From the first line of the listing below, retype each line up to and including the one with "(hr) at (518,46)"; pictures stay out.

[start]

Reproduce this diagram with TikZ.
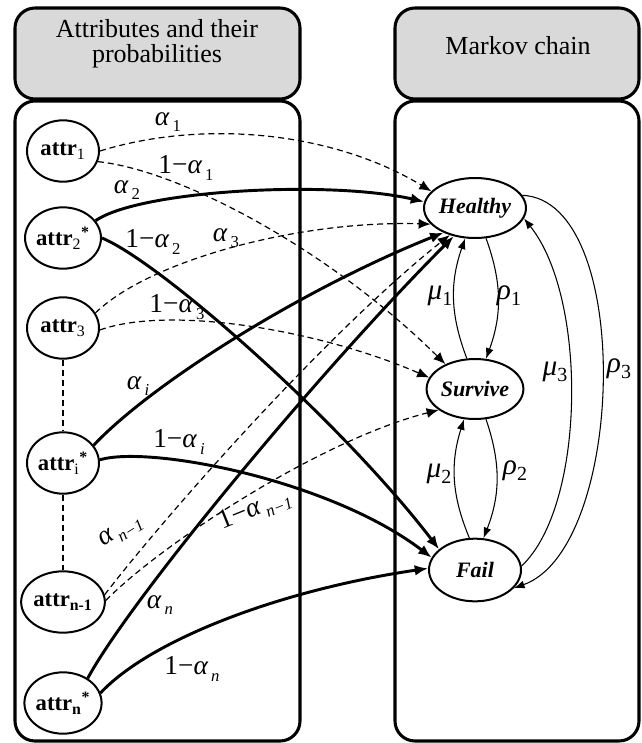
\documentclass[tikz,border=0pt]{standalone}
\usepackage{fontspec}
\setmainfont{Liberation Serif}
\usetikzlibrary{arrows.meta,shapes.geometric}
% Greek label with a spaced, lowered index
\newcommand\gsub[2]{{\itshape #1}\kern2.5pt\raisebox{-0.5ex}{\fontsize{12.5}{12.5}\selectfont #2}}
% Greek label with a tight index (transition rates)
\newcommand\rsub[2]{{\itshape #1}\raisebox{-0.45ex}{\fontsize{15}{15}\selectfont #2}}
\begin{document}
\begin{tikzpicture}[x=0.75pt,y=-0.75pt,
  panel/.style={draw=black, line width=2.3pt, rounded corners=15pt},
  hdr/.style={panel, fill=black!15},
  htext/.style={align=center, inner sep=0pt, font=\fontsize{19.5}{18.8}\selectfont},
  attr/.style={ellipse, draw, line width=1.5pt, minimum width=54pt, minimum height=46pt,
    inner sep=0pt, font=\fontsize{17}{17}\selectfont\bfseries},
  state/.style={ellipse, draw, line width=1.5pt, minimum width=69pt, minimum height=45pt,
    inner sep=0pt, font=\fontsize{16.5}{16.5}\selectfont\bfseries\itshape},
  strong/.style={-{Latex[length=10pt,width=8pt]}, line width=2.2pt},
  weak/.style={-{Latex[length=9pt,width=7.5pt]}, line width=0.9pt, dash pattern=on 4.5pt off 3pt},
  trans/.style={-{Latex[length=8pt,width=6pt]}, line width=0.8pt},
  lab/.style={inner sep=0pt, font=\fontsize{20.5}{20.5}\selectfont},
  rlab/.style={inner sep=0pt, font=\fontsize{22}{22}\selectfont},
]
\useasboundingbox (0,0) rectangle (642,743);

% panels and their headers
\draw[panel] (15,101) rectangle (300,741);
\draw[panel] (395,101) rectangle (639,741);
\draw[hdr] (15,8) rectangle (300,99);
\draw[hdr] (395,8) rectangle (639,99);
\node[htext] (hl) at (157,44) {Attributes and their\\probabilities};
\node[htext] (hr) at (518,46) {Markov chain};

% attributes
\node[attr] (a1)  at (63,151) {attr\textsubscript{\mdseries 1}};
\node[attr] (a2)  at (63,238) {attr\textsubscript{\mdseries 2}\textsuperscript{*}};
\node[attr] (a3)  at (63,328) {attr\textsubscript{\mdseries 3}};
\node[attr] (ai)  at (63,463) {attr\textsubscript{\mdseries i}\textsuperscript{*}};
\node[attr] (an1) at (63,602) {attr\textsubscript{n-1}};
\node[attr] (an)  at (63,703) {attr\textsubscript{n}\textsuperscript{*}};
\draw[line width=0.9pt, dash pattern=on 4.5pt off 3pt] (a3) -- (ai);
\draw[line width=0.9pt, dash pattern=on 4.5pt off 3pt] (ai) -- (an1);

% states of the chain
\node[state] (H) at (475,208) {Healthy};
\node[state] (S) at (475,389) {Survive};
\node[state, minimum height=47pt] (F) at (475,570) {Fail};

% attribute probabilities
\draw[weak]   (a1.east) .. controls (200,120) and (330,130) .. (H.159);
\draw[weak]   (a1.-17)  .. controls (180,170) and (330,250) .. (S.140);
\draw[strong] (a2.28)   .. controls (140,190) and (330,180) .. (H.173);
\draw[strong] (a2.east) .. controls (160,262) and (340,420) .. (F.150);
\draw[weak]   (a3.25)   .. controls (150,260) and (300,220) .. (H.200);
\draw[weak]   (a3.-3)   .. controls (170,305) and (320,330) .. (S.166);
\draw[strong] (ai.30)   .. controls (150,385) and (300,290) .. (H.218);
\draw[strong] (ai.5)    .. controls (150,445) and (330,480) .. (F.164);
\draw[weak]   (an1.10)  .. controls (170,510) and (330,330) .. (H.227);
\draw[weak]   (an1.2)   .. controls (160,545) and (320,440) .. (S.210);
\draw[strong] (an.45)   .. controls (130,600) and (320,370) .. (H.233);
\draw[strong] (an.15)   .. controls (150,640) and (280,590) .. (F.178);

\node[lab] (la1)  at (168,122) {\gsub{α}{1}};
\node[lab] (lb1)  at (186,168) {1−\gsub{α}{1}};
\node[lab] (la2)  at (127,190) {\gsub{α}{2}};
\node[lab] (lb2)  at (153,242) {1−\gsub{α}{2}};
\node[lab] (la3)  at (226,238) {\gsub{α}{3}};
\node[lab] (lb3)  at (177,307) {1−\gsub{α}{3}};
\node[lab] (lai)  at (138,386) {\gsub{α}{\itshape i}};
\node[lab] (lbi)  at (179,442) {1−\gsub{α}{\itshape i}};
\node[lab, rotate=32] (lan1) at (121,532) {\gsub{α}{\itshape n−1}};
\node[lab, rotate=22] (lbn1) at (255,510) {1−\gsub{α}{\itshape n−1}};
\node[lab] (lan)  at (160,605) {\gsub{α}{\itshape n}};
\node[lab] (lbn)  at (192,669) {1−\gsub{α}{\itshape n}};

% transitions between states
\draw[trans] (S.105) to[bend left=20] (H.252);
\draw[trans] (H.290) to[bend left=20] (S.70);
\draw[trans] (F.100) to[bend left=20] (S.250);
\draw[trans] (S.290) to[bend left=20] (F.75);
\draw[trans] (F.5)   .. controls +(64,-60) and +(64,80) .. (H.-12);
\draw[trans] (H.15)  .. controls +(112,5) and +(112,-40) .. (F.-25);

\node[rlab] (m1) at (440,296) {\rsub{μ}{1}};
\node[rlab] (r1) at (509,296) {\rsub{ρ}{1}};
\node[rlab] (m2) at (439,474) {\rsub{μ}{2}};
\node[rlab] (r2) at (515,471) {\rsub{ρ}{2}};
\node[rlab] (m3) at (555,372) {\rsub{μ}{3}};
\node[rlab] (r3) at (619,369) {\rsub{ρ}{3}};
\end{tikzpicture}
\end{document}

[end]

Task output:
Reproduce this diagram with TikZ.
\documentclass[tikz,border=0pt]{standalone}
\usepackage{fontspec}
\setmainfont{Liberation Serif}
\usetikzlibrary{arrows.meta,shapes.geometric}
% Greek label with a spaced, lowered index
\newcommand\gsub[2]{{\itshape #1}\kern2.5pt\raisebox{-0.5ex}{\fontsize{12.5}{12.5}\selectfont #2}}
% Greek label with a tight index (transition rates)
\newcommand\rsub[2]{{\itshape #1}\raisebox{-0.45ex}{\fontsize{15}{15}\selectfont #2}}
\begin{document}
\begin{tikzpicture}[x=0.75pt,y=-0.75pt,
  panel/.style={draw=black, line width=2.3pt, rounded corners=15pt},
  hdr/.style={panel, fill=black!15},
  htext/.style={align=center, inner sep=0pt, font=\fontsize{19.5}{18.8}\selectfont},
  attr/.style={ellipse, draw, line width=1.5pt, minimum width=54pt, minimum height=46pt,
    inner sep=0pt, font=\fontsize{17}{17}\selectfont\bfseries},
  state/.style={ellipse, draw, line width=1.5pt, minimum width=69pt, minimum height=45pt,
    inner sep=0pt, font=\fontsize{16.5}{16.5}\selectfont\bfseries\itshape},
  strong/.style={-{Latex[length=10pt,width=8pt]}, line width=2.2pt},
  weak/.style={-{Latex[length=9pt,width=7.5pt]}, line width=0.9pt, dash pattern=on 4.5pt off 3pt},
  trans/.style={-{Latex[length=8pt,width=6pt]}, line width=0.8pt},
  lab/.style={inner sep=0pt, font=\fontsize{20.5}{20.5}\selectfont},
  rlab/.style={inner sep=0pt, font=\fontsize{22}{22}\selectfont},
]
\useasboundingbox (0,0) rectangle (642,743);

% panels and their headers
\draw[panel] (15,101) rectangle (300,741);
\draw[panel] (395,101) rectangle (639,741);
\draw[hdr] (15,8) rectangle (300,99);
\draw[hdr] (395,8) rectangle (639,99);
\node[htext] (hl) at (157,44) {Attributes and their\\probabilities};
\node[htext] (hr) at (518,46) {Markov chain};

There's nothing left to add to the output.